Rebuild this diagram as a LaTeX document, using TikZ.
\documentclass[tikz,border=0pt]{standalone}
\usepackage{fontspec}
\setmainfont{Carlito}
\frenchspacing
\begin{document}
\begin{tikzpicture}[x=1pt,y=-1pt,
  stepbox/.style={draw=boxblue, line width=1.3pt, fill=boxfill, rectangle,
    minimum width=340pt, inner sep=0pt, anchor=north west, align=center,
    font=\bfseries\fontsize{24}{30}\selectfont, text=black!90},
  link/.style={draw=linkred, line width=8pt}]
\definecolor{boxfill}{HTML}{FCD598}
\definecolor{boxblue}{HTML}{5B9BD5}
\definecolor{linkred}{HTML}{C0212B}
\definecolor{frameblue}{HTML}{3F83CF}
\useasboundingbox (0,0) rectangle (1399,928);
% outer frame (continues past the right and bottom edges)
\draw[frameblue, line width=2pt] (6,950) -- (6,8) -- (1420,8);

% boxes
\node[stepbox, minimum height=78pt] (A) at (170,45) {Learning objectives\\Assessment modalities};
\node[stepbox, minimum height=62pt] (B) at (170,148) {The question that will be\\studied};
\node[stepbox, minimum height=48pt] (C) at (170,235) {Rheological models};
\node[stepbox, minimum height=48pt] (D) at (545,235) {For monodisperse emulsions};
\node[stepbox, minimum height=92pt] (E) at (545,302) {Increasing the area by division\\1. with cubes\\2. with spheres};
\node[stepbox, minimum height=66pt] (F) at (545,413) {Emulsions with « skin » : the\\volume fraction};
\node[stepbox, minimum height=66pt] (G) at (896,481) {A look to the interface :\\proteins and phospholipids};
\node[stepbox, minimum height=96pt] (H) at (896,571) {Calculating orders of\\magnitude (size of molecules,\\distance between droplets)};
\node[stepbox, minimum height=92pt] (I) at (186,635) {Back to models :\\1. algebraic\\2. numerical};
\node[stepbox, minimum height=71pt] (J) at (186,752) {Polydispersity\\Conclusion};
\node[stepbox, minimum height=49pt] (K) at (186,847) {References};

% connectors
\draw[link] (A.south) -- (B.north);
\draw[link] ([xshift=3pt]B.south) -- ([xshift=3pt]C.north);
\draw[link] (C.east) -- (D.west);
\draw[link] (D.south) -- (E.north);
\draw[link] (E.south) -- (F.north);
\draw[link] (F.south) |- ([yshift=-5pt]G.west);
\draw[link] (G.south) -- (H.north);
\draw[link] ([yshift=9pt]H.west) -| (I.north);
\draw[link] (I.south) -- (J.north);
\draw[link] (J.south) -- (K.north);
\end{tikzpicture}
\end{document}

##########

OBJECTIVE: Each line from the top of the material above through the line with "(6,8) -- (1420,8);" must be echoed exactly, and no other line.

CORRECT ANSWER:
Rebuild this diagram as a LaTeX document, using TikZ.
\documentclass[tikz,border=0pt]{standalone}
\usepackage{fontspec}
\setmainfont{Carlito}
\frenchspacing
\begin{document}
\begin{tikzpicture}[x=1pt,y=-1pt,
  stepbox/.style={draw=boxblue, line width=1.3pt, fill=boxfill, rectangle,
    minimum width=340pt, inner sep=0pt, anchor=north west, align=center,
    font=\bfseries\fontsize{24}{30}\selectfont, text=black!90},
  link/.style={draw=linkred, line width=8pt}]
\definecolor{boxfill}{HTML}{FCD598}
\definecolor{boxblue}{HTML}{5B9BD5}
\definecolor{linkred}{HTML}{C0212B}
\definecolor{frameblue}{HTML}{3F83CF}
\useasboundingbox (0,0) rectangle (1399,928);
% outer frame (continues past the right and bottom edges)
\draw[frameblue, line width=2pt] (6,950) -- (6,8) -- (1420,8);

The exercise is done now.